1949 film by Joseph Lerner

C-Man is a 1949 American film noir directed by Joseph Lerner featuring Dean Jagger, John Carradine, Lottie Elwen and Rene Paul. Gail Kubik based his Pulitzer Prize winning Symphony Concertante on his score for C-Man.

==Plot==
U.S. Customs Department Agent Cliff Holden's (Dean Jagger) childhood best friend and boss is murdered while chasing down jewel thieves. He's assigned to find the thieves and solve the murder. The plan is for him to fly to Europe, then catch the same return flight suspect Matty Royal (Rene Paul) will be taking.

==Cast==
- Dean Jagger as Cliff Holden, alias William Harrah
- John Carradine as Doc Spencer
- Lottie Elwen as Kathe van Bourne
- Rene Paul as Matty Royal
- Walter Vaughan as Customs Inspector Brandon
- Adelaide Klein as Minnie Hoffman
- Edith Atwater as Lydia Brundage
- Harry Landers as Owney Shor
- Jean Ellyn as Birdie Alton
- Walter Brooke as Joe

==Reception==

===Critical response===
The film critic for The New York Times, panned the film when it was first released, writing, "According to yesterday's newcomer at the Rialto, C-Man, the Treasury Department's typical customs agent is a suave, amiable sleuth who takes knives, pistols and slugging in stride and roguishly admits that it's all in a day's work. Well and good, but we'll wager that most C-Men are a lot smarter than Dean Jagger ... Miss Elwen and newcomer Harry Landers, a juvenile Richard Widmark, try hard, but most of the actors perk up only at the prospect of another chase. And in view of the material they had to work with, the Treasury Department will probably forgive them."

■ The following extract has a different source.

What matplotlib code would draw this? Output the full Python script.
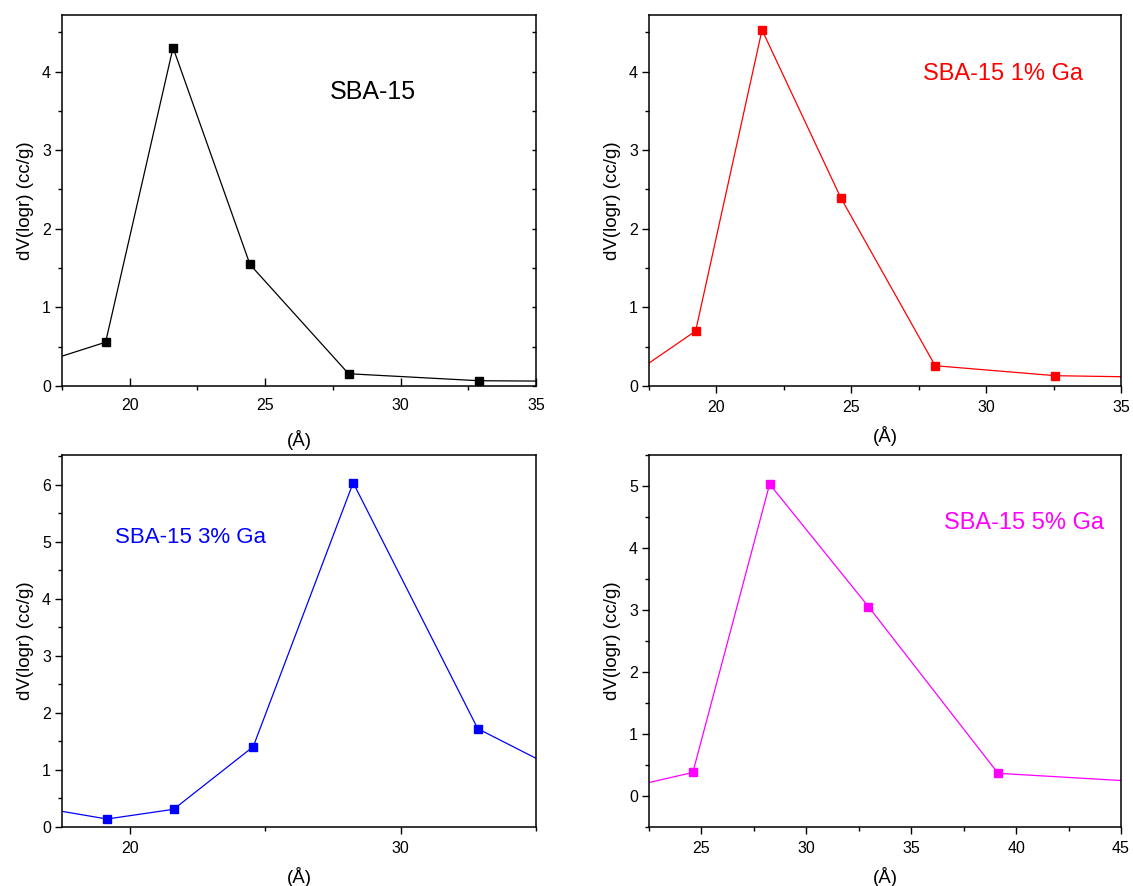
import matplotlib
matplotlib.use("Agg")
import matplotlib.pyplot as plt
from matplotlib.ticker import MultipleLocator

plt.rcParams['font.family'] = ['Liberation Sans', 'DejaVu Sans']

# ---- data (pore diameter in Å, dV(logr) in cc/g) ----
x_sba15 = [17.0, 19.11, 21.6, 24.44, 28.08, 32.9, 39.0]
y_sba15 = [0.325, 0.557, 4.305, 1.546, 0.156, 0.067, 0.055]

x_ga1 = [16.9, 19.23, 21.69, 24.61, 28.11, 32.57, 38.5]
y_ga1 = [0.15, 0.70, 4.53, 2.395, 0.258, 0.131, 0.10]

x_ga3 = [17.0, 19.16, 21.62, 24.56, 28.25, 32.85, 38.0]
y_ga3 = [0.315, 0.14, 0.31, 1.408, 6.034, 1.723, 0.48]

x_ga5 = [21.5, 24.59, 28.25, 32.96, 39.14, 47.0]
y_ga5 = [0.14, 0.38, 5.03, 3.055, 0.366, 0.21]

labels = ["SBA-15", "SBA-15 1% Ga", "SBA-15 3% Ga", "SBA-15 5% Ga"]
colors = ["#000000", "#FF0000", "#0000FF", "#FF00FF"]

fig = plt.figure(figsize=(11.33, 8.86), dpi=100)

W, H = 1133, 886
def axes_px(l, r, t, b):
    return fig.add_axes([l / W, 1 - b / H, (r - l) / W, (b - t) / H])

ax_tl = axes_px(62, 536, 15, 386)
ax_tr = axes_px(649, 1121, 15, 386)
ax_bl = axes_px(62, 536, 455, 827)
ax_br = axes_px(649, 1121, 455, 827)

panels = [
    (ax_tl, x_sba15, y_sba15, (17.5, 35), (0, 4.72), 5, 2.5, 1, 0.5, (0.565, 0.792), 18),
    (ax_tr, x_ga1, y_ga1, (17.5, 35), (0, 4.72), 5, 2.5, 1, 0.5, (0.581, 0.841), 17),
    (ax_bl, x_ga3, y_ga3, (17.5, 35), (0, 6.52), 10, 5, 1, 0.5, (0.112, 0.777), 16),
    (ax_br, x_ga5, y_ga5, (22.5, 45), (-0.5, 5.5), 5, 2.5, 1, 0.5, (0.625, 0.817), 17),
]

for i, (ax, xs, ys, xl, yl, xmaj, xmin, ymaj, ymin, tpos, tfs) in enumerate(panels):
    c = colors[i]
    ax.plot(xs, ys, color=c, lw=0.9, marker='s', ms=5.5, mec=c, mfc=c, clip_on=True)
    ax.set_xlim(*xl)
    ax.set_ylim(*yl)
    ax.xaxis.set_major_locator(MultipleLocator(xmaj))
    ax.xaxis.set_minor_locator(MultipleLocator(xmin))
    ax.yaxis.set_major_locator(MultipleLocator(ymaj))
    ax.yaxis.set_minor_locator(MultipleLocator(ymin))
    for sp in ax.spines.values():
        sp.set_linewidth(1.1)
    ax.tick_params(axis='both', which='major', direction='out', length=5, width=1.0,
                   labelsize=11.5, pad=3, top=False, right=False)
    ax.tick_params(axis='x', which='major', pad=5)
    ax.tick_params(axis='both', which='minor', direction='out', length=3, width=1.0,
                   top=False, right=False)
    ax.set_xlabel("(Å)", fontsize=13.5, labelpad=8)
    ax.set_ylabel("dV(logr) (cc/g)", fontsize=13.5, labelpad=6)
    ax.text(tpos[0], tpos[1], labels[i], transform=ax.transAxes, color=c,
            fontsize=tfs, ha='left', va='center')

# top-left panel: inward major x ticks and inward right-side ticks
ax_tl.tick_params(axis='x', which='major', direction='in', length=6, pad=9)
ax_tl.set_xlabel("(Å)", fontsize=13.5, labelpad=12)
ax_tl.tick_params(axis='y', which='both', right=True)
for t in ax_tl.yaxis.get_major_ticks() + ax_tl.yaxis.get_minor_ticks():
    t.tick2line.set_marker(matplotlib.lines.TICKLEFT)
    t.tick2line.set_markersize(3)

fig.savefig("out.png", dpi=100)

More recently, film critic Dennis Schwartz gave the film a mixed review. He wrote, "A lively crime fighting programmer featuring a Custom Agent tracking down a jewel thief and a murderer. It was good on the action part, but there was not much brain-work put into the story and no feel for the characters. It was a routine B-film done on a modest budget in a quasi-documentary style and in a flat black-and-white tone, with nothing much to recommend it except for its atmospheric treatment of New York City and by using authentic locations ... The film didn't make much sense, but it was watchable."